Farming businesses on transitional and obsolete tariffs remain in the dark following the release of the Queensland Competition Authority’s (QCA) draft determination on 2020-201 regulated retail electricity prices for regional Queensland this week.
Queensland Farmers’ Federation (QFF) President Allan Dingle said that while the draft determination included some good news for regional households who would see typical bills fall by 5.3 per cent, and small businesses by 5 per cent, farming businesses on transitional and obsolete tariffs could expect no price relief.
“The reductions for regional households and some small businesses are welcome. However, it is very disappointing that the QCA intends to maintain price levels for transitional and obsolete tariffs for the third year in a row, with many regional customers facing further bill increases in excess of 50 per cent when they are forced on to standard tariffs mid-2021,” Mr Dingle said.

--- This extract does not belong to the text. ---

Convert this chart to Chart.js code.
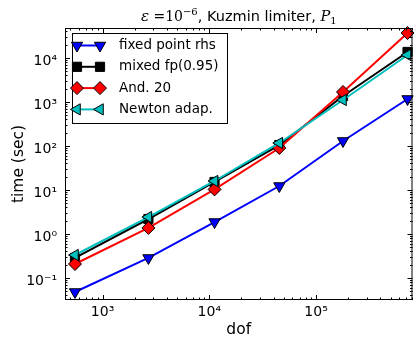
<!DOCTYPE html>
<html>
<head>
<meta charset="utf-8">
<script src="https://cdn.jsdelivr.net/npm/chart.js@4/dist/chart.umd.min.js"></script>
<style>
  html, body { margin: 0; padding: 0; background: #fff; }
</style>
</head>
<body>
<canvas id="timingChart" width="420" height="339"></canvas>
<script>
// degrees of freedom per refinement level
const dof = [552, 2690, 11200, 45300, 179000, 720000];

// wall time (sec) for each solver
const fixedPointRhs = [0.048, 0.285, 1.87, 12.3, 130, 1170];
const mixedFp = [0.285, 2.19, 15.2, 105, 1370, 13700];
const anderson20 = [0.208, 1.37, 10.3, 90, 1690, 37000];
const newtonAdap = [0.333, 2.43, 16, 117, 1110, 11700];

const xTicks = [1e3, 1e4, 1e5];
const yTicks = [1e-1, 1e0, 1e1, 1e2, 1e3, 1e4];

const SUP = { '0': '⁰', '1': '¹', '2': '²', '3': '³', '4': '⁴', '5': '⁵', '6': '⁶', '7': '⁷', '8': '⁸', '9': '⁹', '-': '⁻' };
function powerLabel(v) {
  const e = Math.round(Math.log10(v));
  return '10' + String(e).split('').map(c => SUP[c]).join('');
}

function series(values) {
  return values.map((v, i) => ({ x: dof[i], y: v }));
}

// inward major/minor ticks on all four sides, plus the frame
const frameTicks = {
  id: 'frameTicks',
  afterDatasetsDraw(chart) {
    const { ctx, chartArea: a, scales } = chart;
    ctx.save();
    ctx.strokeStyle = '#000';
    ctx.lineWidth = 1;
    ctx.strokeRect(a.left + 0.5, a.top + 0.5, a.right - a.left - 1, a.bottom - a.top - 1);

    const drawAxis = (scale, horizontal) => {
      const lo = Math.floor(Math.log10(scale.min));
      const hi = Math.ceil(Math.log10(scale.max));
      for (let e = lo; e <= hi; e++) {
        for (let m = 1; m < 10; m++) {
          const v = m * Math.pow(10, e);
          if (v < scale.min || v > scale.max) continue;
          const p = Math.round(scale.getPixelForValue(v)) + 0.5;
          const len = m === 1 ? 5 : 2.5;
          ctx.beginPath();
          if (horizontal) {
            ctx.moveTo(p, a.bottom); ctx.lineTo(p, a.bottom - len);
            ctx.moveTo(p, a.top); ctx.lineTo(p, a.top + len);
          } else {
            ctx.moveTo(a.left, p); ctx.lineTo(a.left + len, p);
            ctx.moveTo(a.right, p); ctx.lineTo(a.right - len, p);
          }
          ctx.stroke();
        }
      }
    };
    drawAxis(scales.x, true);
    drawAxis(scales.y, false);
    ctx.restore();
  }
};

// boxed legend with a short line between two markers
const boxLegend = {
  id: 'boxLegend',
  afterDraw(chart) {
    const { ctx } = chart;
    const left = 72, top = 33, width = 155, height = 90;
    ctx.save();
    ctx.fillStyle = '#fff';
    ctx.fillRect(left, top, width, height);
    ctx.strokeStyle = '#000';
    ctx.lineWidth = 1;
    ctx.strokeRect(left + 0.5, top + 0.5, width, height);

    chart.data.datasets.forEach((ds, i) => {
      const y = 45.5 + i * 21.3;
      const x0 = 77, x1 = 100;
      ctx.strokeStyle = ds.borderColor;
      ctx.lineWidth = ds.borderWidth;
      ctx.beginPath();
      ctx.moveTo(x0, y);
      ctx.lineTo(x1, y);
      ctx.stroke();
      [x0, x1].forEach(x => {
        ctx.fillStyle = ds.pointBackgroundColor;
        ctx.strokeStyle = ds.pointBorderColor;
        ctx.lineWidth = ds.pointBorderWidth;
        Chart.helpers.drawPoint(ctx, {
          pointStyle: ds.pointStyle,
          rotation: ds.pointRotation,
          radius: ds.pointRadius,
          borderWidth: ds.pointBorderWidth
        }, x, y);
      });
      ctx.fillStyle = '#000';
      ctx.font = '13.5px "DejaVu Sans"';
      ctx.textBaseline = 'middle';
      ctx.textAlign = 'left';
      ctx.fillText(ds.label, 119, y);
    });
    ctx.restore();
  }
};

// title with math parts set in serif italics
const mathTitle = {
  id: 'mathTitle',
  afterDraw(chart) {
    const { ctx, chartArea: a } = chart;
    const parts = [
      { t: 'ε', f: 'italic 15px "DejaVu Serif"', dy: 0 },
      { t: ' =10', f: '14px "DejaVu Serif"', dy: 0 },
      { t: '−6', f: '10px "DejaVu Serif"', dy: -6 },
      { t: ', Kuzmin limiter, ', f: '14.5px "DejaVu Sans"', dy: 0 },
      { t: 'P', f: 'italic 14.5px "DejaVu Serif"', dy: 0 },
      { t: '1', f: '10px "DejaVu Serif"', dy: 3 }
    ];
    ctx.save();
    ctx.fillStyle = '#000';
    ctx.textBaseline = 'alphabetic';
    ctx.textAlign = 'left';
    let total = 0;
    parts.forEach(p => { ctx.font = p.f; p.w = ctx.measureText(p.t).width; total += p.w; });
    let x = (a.left + a.right) / 2 - total / 2;
    const base = 21;
    parts.forEach(p => {
      ctx.font = p.f;
      ctx.fillText(p.t, x, base + p.dy);
      x += p.w;
    });
    ctx.restore();
  }
};

Chart.defaults.font.family = '"DejaVu Sans"';
Chart.defaults.color = '#000';

const ctx = document.getElementById('timingChart').getContext('2d');
const timingChart = new Chart(ctx, {
  type: 'line',
  data: {
    datasets: [
      {
        label: 'fixed point rhs',
        data: series(fixedPointRhs),
        borderColor: '#0000ff',
        pointBackgroundColor: '#0000ff',
        pointStyle: 'triangle',
        pointRotation: 180,
        pointRadius: 6.5,
        order: 4
      },
      {
        label: 'mixed fp(0.95)',
        data: series(mixedFp),
        borderColor: '#000000',
        pointBackgroundColor: '#000000',
        pointStyle: 'rect',
        pointRotation: 0,
        pointRadius: 6.5,
        order: 3
      },
      {
        label: 'And. 20',
        data: series(anderson20),
        borderColor: '#ff0000',
        pointBackgroundColor: '#ff0000',
        pointStyle: 'rectRot',
        pointRotation: 0,
        pointRadius: 6.5,
        order: 2
      },
      {
        label: 'Newton adap.',
        data: series(newtonAdap),
        borderColor: '#00bfbf',
        pointBackgroundColor: '#00bfbf',
        pointStyle: 'triangle',
        pointRotation: 270,
        pointRadius: 6.5,
        order: 1
      }
    ].map(ds => Object.assign({
      borderWidth: 2,
      pointBorderColor: '#000',
      pointBorderWidth: 1,
      pointHoverRadius: 6.5,
      tension: 0,
      clip: false
    }, ds))
  },
  options: {
    responsive: false,
    animation: false,
    layout: { padding: { top: 28, right: 1, left: 0, bottom: 0 } },
    plugins: {
      legend: { display: false },
      title: { display: false },
      tooltip: { enabled: false }
    },
    scales: {
      x: {
        type: 'logarithmic',
        min: 445,
        max: 801000,
        grid: { display: false, drawTicks: false },
        border: { display: false },
        afterBuildTicks: scale => { scale.ticks = xTicks.map(v => ({ value: v, major: true })); },
        afterFit: scale => { scale.height = 39; },
        ticks: {
          font: { size: 14 },
          padding: 4,
          maxRotation: 0,
          autoSkip: false,
          callback: v => powerLabel(v)
        },
        title: { display: true, text: 'dof', font: { size: 15.5 }, padding: { top: 0, bottom: 0 } }
      },
      y: {
        type: 'logarithmic',
        min: 0.0316,
        max: 48000,
        grid: { display: false, drawTicks: false },
        border: { display: false },
        afterBuildTicks: scale => { scale.ticks = yTicks.map(v => ({ value: v, major: true })); },
        afterFit: scale => { scale.width = 65; },
        ticks: {
          font: { size: 14 },
          padding: 8,
          labelOffset: 3,
          autoSkip: false,
          callback: v => powerLabel(v)
        },
        title: { display: true, text: 'time (sec)', font: { size: 15.5 }, padding: { top: 10, bottom: 0 } }
      }
    }
  },
  plugins: [frameTicks, boxLegend, mathTitle]
});
</script>
</body>
</html>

“Time is quickly running out for the state government develop a suite of suitable tariffs and a genuine transition program for farmers required to move to standard business demand-based tariffs before this deadline, creating significant risk and uncertainty for the agricultural sector.”
“With the Australian Energy Regulator’s (AER) final determination on Energex and Ergon Energy’s Regulatory Proposals anticipated later this month and potential changes following the Queensland Government election in October, farmers will be against the clock to assess the new retail tariffs, work out what was best for their business and if any structural change or new equipment is needed.”
“We acknowledge, the finalisation of the suite of tariffs for irrigation and farming that we have been promised, cannot happen until the AER concludes its important work, but nor is it acceptable for the process to be delayed another 12-months.”
“It is paramount that the government implement a long term, sustainable and cost reflective tariff structure for agriculture and irrigation as soon-as-possible. We call on the Queensland Government to empower the QCA to establish the structure and pricing of these tariffs so they can be implemented in the 2020-21 year to ensure the viability of Queensland’s food, fibre and foliage producers into the future.”